Tuesday, January 6, 2009

Happy New Year!

It's 2009! Can you imagine? I just reviewed a book about CSN called (of all things) Crosby, Stills & Nash: the 40th Anniversary Edition and for me that was a rude awakening. FORTY years of CSN! I bought the first CSN album on the same day as Poco's Pickin' Up the Pieces because I was a big Buffalo Springfield fan and here was Stills on one hand, and Richie Furay on the other. In fact, while I admired the harmonies of CSN I liked the sound of Poco better. Sure "Suite: Judy Blue Eyes" was one of the best songs ever, but I played the bejeebers outa that Poco album.
But here it is 2009. I'll be 58 this year! I can hardly believe it! When my grandmother told me she was fifty, I cried! I thought she was not long for this world, and now I'm on from that! Still listening to good music though, still rockin' & rollin' in my way!

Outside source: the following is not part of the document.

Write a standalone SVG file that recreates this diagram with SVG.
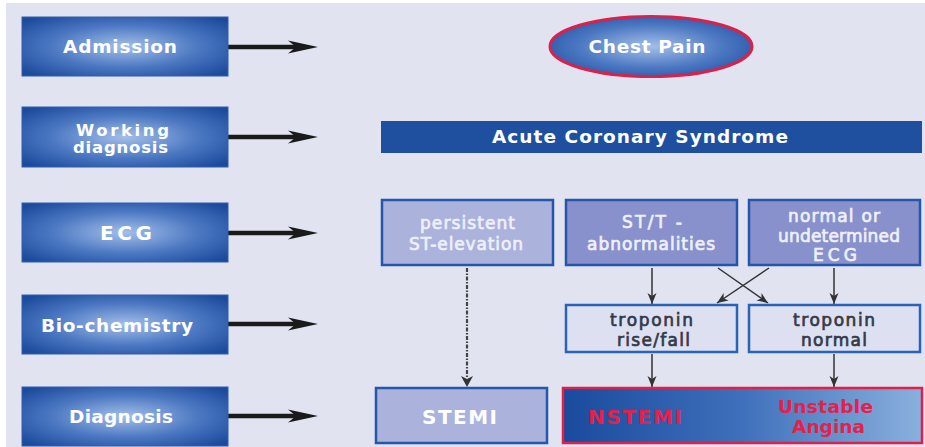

The next big thing coming is the new Bruce Springsteen CD due at the end of the month. If it's as good as Magic I'll be thrilled. I went off the Boss for a while, but lately he seems to have got back to where I like him.
I finished the John Lennon bio by Philip Norman, and apart from a couple of small points of interpretation (where I disagreed with Norman's take on something) I found it to be a well balanced look at Lennon's life and work. Started to read Mick Wall's bio of Led Zeppelin which is quite interesting. His comments about Jeff Beck are starting to raise my hackles...but it just makes reading fun!